Increase Competition in the Healthcare Industry

The growth of healthcare regulations in recent decades has made the healthcare industry less competitive by increasing the cost of compliance, hindering entrepreneurship, and fostering consolidation. But in some cases, Congress has acted directly to reduce competition in the sector. One particularly egregious example is section 6001 of the PPACA, which prevents new hospitals owned by physicians from receiving reimbursements from Medicare.

Congress started implementing restrictions on physician-owned hospitals (POHs) in 1992 under pressure from the hospital industry, which claimed that doctors’ simultaneous owning and operating of hospitals represents a conflict of interest. The restrictions on POHs came to a head in 2010, when CMS forbade new and existing POHs from participating in Medicare. Medicare beneficiaries represent almost a fifth of all American patients, effectively making the restriction a ban on POHs. Indeed, there are just 200 POHs in the country (compared with 6,000 nonprofit and investor-owned hospitals), the same number as when the ban came into effect. A new peer-reviewed study reviewing over 30 years of research finds that the quality of POHs is equivalent to other hospitals—and superior in some cases. Physician-owned community hospitals have similar costs and quality of care as nonprofit and for-profit community hospitals. Specialty POHs—i.e., hospitals that focus on certain medical specialties, such as cardiology or orthopedic surgery—have higher quality and lower or similar costs. Restrictions on POHs are restrictions on private enterprise and innovation by physicians, stifling the efforts and ideas of some of the brightest and best-educated Americans. For these reasons, Congress should consider allowing POHs to participate in Medicare, like they did in the past.

Conclusion

In this comment, we propose policy solutions in four areas. First, we offer ways to expand insurance coverage options by changing the rules on HSAs to ensure that more Americans can use them for current healthcare expenses while also accumulating funds for future use. We propose the relaxation of current restrictions on HSAs and other cafeteria spending plans to allow Americans to spend their tax-advantaged funds on other innovative payment mechanisms. In suggesting those relaxations, we stress the caution that Congress should take to avoid creating policies that increase the already extensive involvement of the government in healthcare decisions. To forestall such an occurrence, laws by Congress should communicate their intent clearly to rulemaking agencies. Second, we explain that portability issues arise from employer-sponsored insurance but acknowledge that, in the short term, an overhaul of the employer-sponsored system would be challenging.
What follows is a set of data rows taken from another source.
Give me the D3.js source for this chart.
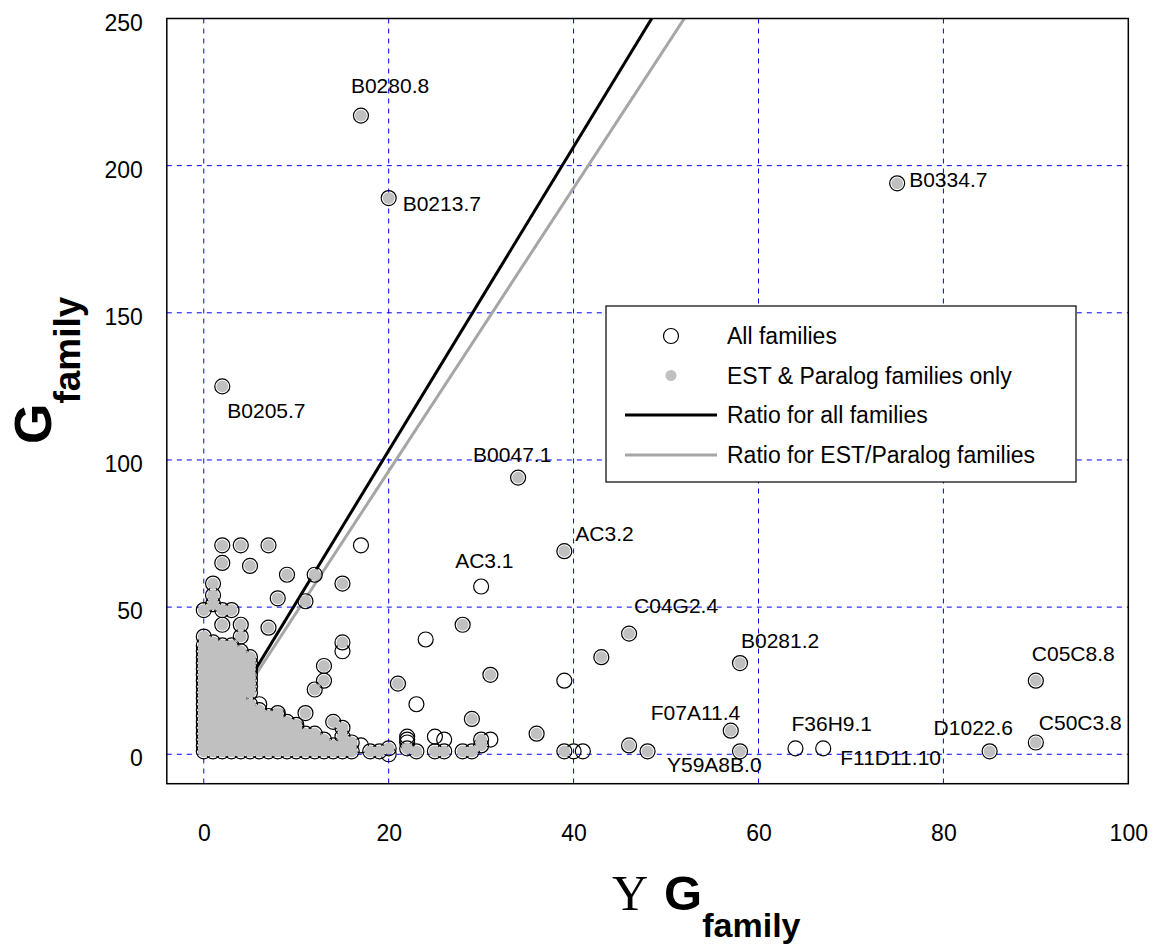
<!DOCTYPE html>
<html><head><meta charset="utf-8">
<script src="https://cdn.jsdelivr.net/npm/d3@7"></script>
<style>
body{margin:0;background:#fff;}
svg{display:block;}
text{font-family:Arial,"Liberation Sans",sans-serif;fill:#000;}
</style>
</head><body>
<svg id="chart" width="1153" height="947"></svg>
<script>
// ---------- DATA ----------
const xTicks = [0, 20, 40, 60, 80, 100];
const yTicks = [0, 50, 100, 150, 200, 250];

// EST & Paralog families (also part of "All families")
const estX = [
  0,1,2,3,4,5,6,7,8,9,10,11,12,13,14,15,16,18,19,
  0,1,2,3,4,5,6,7,8,9,10,11,12,13,14,15,
  0,1,2,3,4,5,6,7,8,9,10,11,12,13,
  0,1,2,3,4,5,6,7,8,9,10,11,12,
  0,1,2,3,4,5,6,7,8,9,10,
  0,1,2,3,4,5,6,7,8,9,
  0,1,2,3,4,5,6,7,8,
  0,1,2,3,4,5,6,
  0,1,2,3,4,5,
  0,1,2,3,4,
  0,1,2,3,4,5,
  0,1,2,3,4,5,
  0,1,2,3,4,5,
  0,1,2,3,4,5,
  0,1,2,3,4,5,
  0,1,2,3,4,5,
  0,1,2,3,4,5,
  0,1,2,3,4,
  0,1,2,3,
  0,1,4,2,4,7,0,1,2,3,1,1,2,5,2,4,7,9,12,8,11,15,15,13,13,12,21,8,11,10,
  14,15,15,16,20,22,23,25,26,28,29,30,30,29,28,31,36,39,34,43,46,46,48,39,
  58,57,58,85,90,90,75,20,17,2
];
const estY = [
  1,1,1,1,1,1,1,1,1,1,1,1,1,1,1,1,1,1,1,
  3,3,3,3,3,3,3,3,3,3,3,3,3,3,3,3,
  5,5,5,5,5,5,5,5,5,5,5,5,5,5,
  7,7,7,7,7,7,7,7,7,7,7,7,7,
  9,9,9,9,9,9,9,9,9,9,9,
  11,11,11,11,11,11,11,11,11,11,
  13,13,13,13,13,13,13,13,13,
  15,15,15,15,15,15,15,
  17,17,17,17,17,17,
  19,19,19,19,19,
  21,21,21,21,21,21,
  23,23,23,23,23,23,
  25,25,25,25,25,25,
  27,27,27,27,27,27,
  29,29,29,29,29,29,
  31,31,31,31,31,31,
  33,33,33,33,33,33,
  35,35,35,35,35,
  37,37,37,37,
  40,38,40,44,44,43,49,51,49,49,54,58,65,64,71,71,71,61,61,53,52,58,38,30,25,22,24,14,14,10,
  11,9,6,4,2,2,1,1,1,1,1,3,5,12,44,27,7,69,94,33,41,3,1,1,
  31,8,1,1,25,4,194,189,217,125
];

// Families present only in "All families" (open circles)
const openX = [17,15,6,23,24,30,39,17,20,22,22,22,25,26,31,40,41,64,67];
const openY = [71,35,17,17,39,57,25,3,0,4,5,6,6,5,5,1,1,2,2];

// Ratio lines (G_family / ΣG_family)
const ratioAll = 5.16;
const ratioEst = 4.81;

// Point labels
const labelNames = ["B0280.8","B0213.7","B0334.7","B0205.7","B0047.1","AC3.2","AC3.1","C04G2.4",
  "B0281.2","F07A11.4","Y59A8B.0","F36H9.1","F11D11.10","D1022.6","C05C8.8","C50C3.8"];
const labelX = [17,20,75,2,34,39,30,46,58,57,58,64,67,85,90,90];
const labelY = [217,189,194,125,94,69,57,41,31,8,1,2,2,1,25,4];

const legendLabels = ["All families","EST & Paralog families only","Ratio for all families","Ratio for EST/Paralog families"];

// ---------- LAYOUT / STYLE ----------
const labelOffsets = [[-10,-23],[14,13],[12,4],[5,32],[-45,-16],[11,-10],[-26,-19],[5,-21],
  [1,-15],[-80,-11],[-73,21],[-4,-17],[17,17],[-56,-16],[-4,-20],[3,-12]];
const greyFill = "#c0c0c0";
const greyLine = "#a6a6a6";

const svg = d3.select("#chart");
const x = d3.scaleLinear().domain([-4, 100]).range([166.8, 1128.3]);
const y = d3.scaleLinear().domain([-10, 250]).range([783.7, 18.5]);
const [x0, x1] = x.range();
const [y0, y1] = y.range();

svg.append("defs").append("clipPath").attr("id","plotclip")
  .append("rect").attr("x", x0).attr("y", y1).attr("width", x1 - x0).attr("height", y0 - y1);

// grid
const grid = svg.append("g");
grid.selectAll("line.vx").data(xTicks.filter(d => d < 100)).join("line")
  .attr("x1", d => x(d)).attr("x2", d => x(d)).attr("y1", y1).attr("y2", y0)
  .attr("stroke", "#0000ff").attr("stroke-width", 1).attr("stroke-dasharray", "5,5");
grid.selectAll("line.hy").data(yTicks.filter(d => d < 250)).join("line")
  .attr("y1", d => y(d)).attr("y2", d => y(d)).attr("x1", x0).attr("x2", x1)
  .attr("stroke", "#0000ff").attr("stroke-width", 1).attr("stroke-dasharray", "5,5");

// ratio lines
const plot = svg.append("g").attr("clip-path", "url(#plotclip)");
const line = d3.line().x(d => x(d[0])).y(d => y(d[1]));
plot.append("path").datum([[0,0],[260/ratioEst,260]]).attr("d", line)
  .attr("fill","none").attr("stroke", greyLine).attr("stroke-width", 3);
plot.append("path").datum([[0,0],[260/ratioAll,260]]).attr("d", line)
  .attr("fill","none").attr("stroke", "#000").attr("stroke-width", 3);

// points
const allPts = openX.map((d,i) => [d, openY[i]]).concat(estX.map((d,i) => [d, estY[i]]));
const estPts = estX.map((d,i) => [d, estY[i]]);
plot.append("g").selectAll("circle").data(allPts).join("circle")
  .attr("cx", d => x(d[0])).attr("cy", d => y(d[1])).attr("r", 7.5)
  .attr("fill", "none").attr("stroke", "#000").attr("stroke-width", 1.2);
plot.append("g").selectAll("circle").data(estPts).join("circle")
  .attr("cx", d => x(d[0])).attr("cy", d => y(d[1])).attr("r", 5.9)
  .attr("fill", greyFill);

// point labels
svg.append("g").selectAll("text").data(labelNames).join("text")
  .attr("x", (d,i) => x(labelX[i]) + labelOffsets[i][0])
  .attr("y", (d,i) => y(labelY[i]) + labelOffsets[i][1])
  .attr("font-size", 21).text(d => d);

// frame
svg.append("rect").attr("x", x0).attr("y", y1).attr("width", x1 - x0).attr("height", y0 - y1)
  .attr("fill", "none").attr("stroke", "#000").attr("stroke-width", 1.5);

// axes
const xAxis = svg.append("g").attr("transform", `translate(0,${y0})`)
  .call(d3.axisBottom(x).tickValues(xTicks).tickSize(0).tickPadding(41).tickFormat(d3.format("d")));
xAxis.select(".domain").remove();
xAxis.selectAll("text").attr("font-size", 23).attr("font-family", "Arial, 'Liberation Sans', sans-serif");

const yAxis = svg.append("g").attr("transform", `translate(${x0},0)`)
  .call(d3.axisLeft(y).tickValues(yTicks).tickSize(0).tickPadding(24).tickFormat(d3.format("d")));
yAxis.select(".domain").remove();
yAxis.selectAll("text").attr("font-size", 23).attr("dy", "0.5em").attr("font-family", "Arial, 'Liberation Sans', sans-serif");

// legend
const lg = svg.append("g");
lg.append("rect").attr("x", 606).attr("y", 306).attr("width", 470).attr("height", 176)
  .attr("fill", "#fff").attr("stroke", "#000").attr("stroke-width", 1.2);
const rowsY = [336, 375.5, 415, 455];
lg.append("circle").attr("cx", 671).attr("cy", rowsY[0]).attr("r", 7.5)
  .attr("fill", "none").attr("stroke", "#000").attr("stroke-width", 1.2);
lg.append("circle").attr("cx", 671).attr("cy", rowsY[1]).attr("r", 5.5).attr("fill", greyFill);
lg.append("line").attr("x1", 625).attr("x2", 717).attr("y1", rowsY[2]).attr("y2", rowsY[2])
  .attr("stroke", "#000").attr("stroke-width", 3);
lg.append("line").attr("x1", 625).attr("x2", 717).attr("y1", rowsY[3]).attr("y2", rowsY[3])
  .attr("stroke", greyLine).attr("stroke-width", 3);
lg.selectAll("text").data(legendLabels).join("text")
  .attr("x", 727).attr("y", (d,i) => rowsY[i] + 8).attr("font-size", 23).text(d => d);

// axis titles
const yt = svg.append("text").attr("transform", "translate(51,444) rotate(-90)").attr("font-weight", "bold");
yt.append("tspan").attr("font-size", 52).text("G");
yt.append("tspan").attr("font-size", 37).attr("dy", 29).text("family");

const xt = svg.append("text").attr("x", 612).attr("y", 910);
xt.append("tspan").attr("font-family", "'Liberation Serif','Times New Roman',serif").attr("font-size", 50).text("Y");
xt.append("tspan").attr("font-weight", "bold").attr("font-size", 49).attr("dx", 16).text("G");
xt.append("tspan").attr("font-weight", "bold").attr("font-size", 34).attr("dy", 27).text("family");
</script>
</body></html>
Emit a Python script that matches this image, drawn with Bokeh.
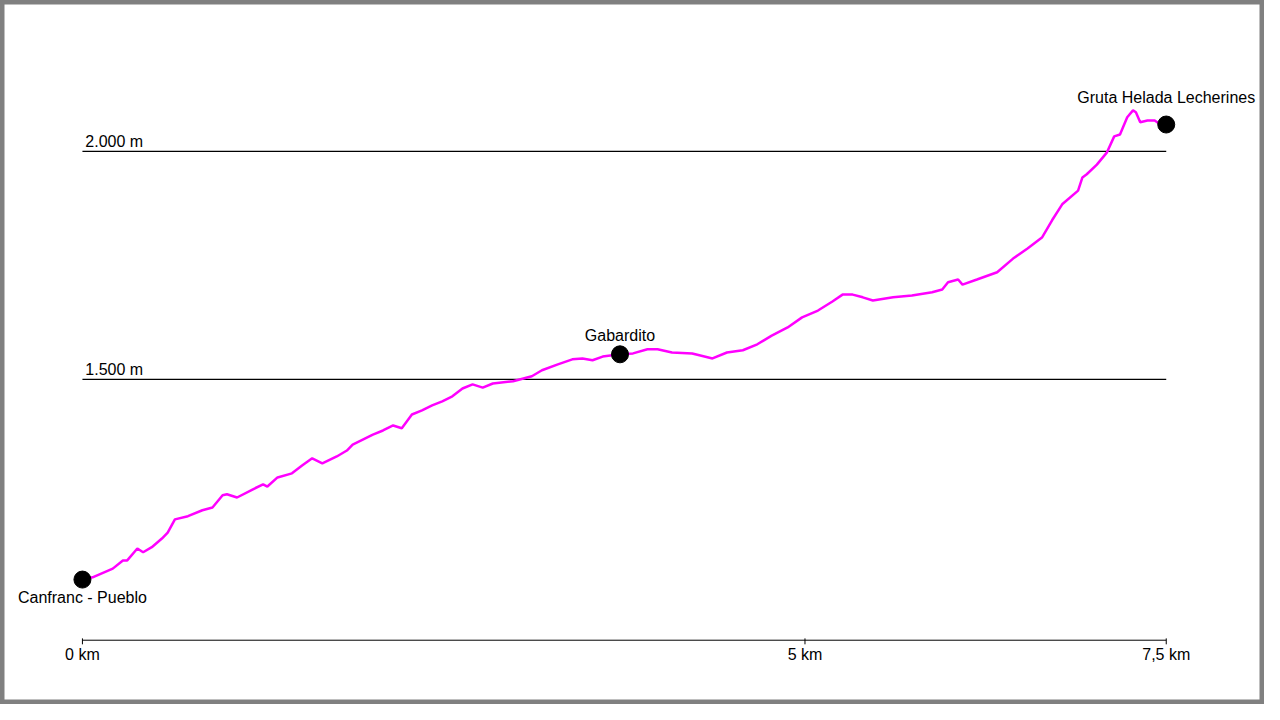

We therefore suggest that, in lieu of such an overhaul, Congress prioritize the legislation of executive actions that have expanded access to STLDI plans. Third, we go on to point out that the creation and implementation of public health policy requires the involvement of many types of experts, not only public health experts, and we offer recommendations for diversifying the voices that influence public health laws. And fourth, noting the complex reasons underlying the lack of competition in today’s healthcare system, we highlight a particularly egregious law that bans POHs from participating in Medicare and suggest that Congress overturn that law.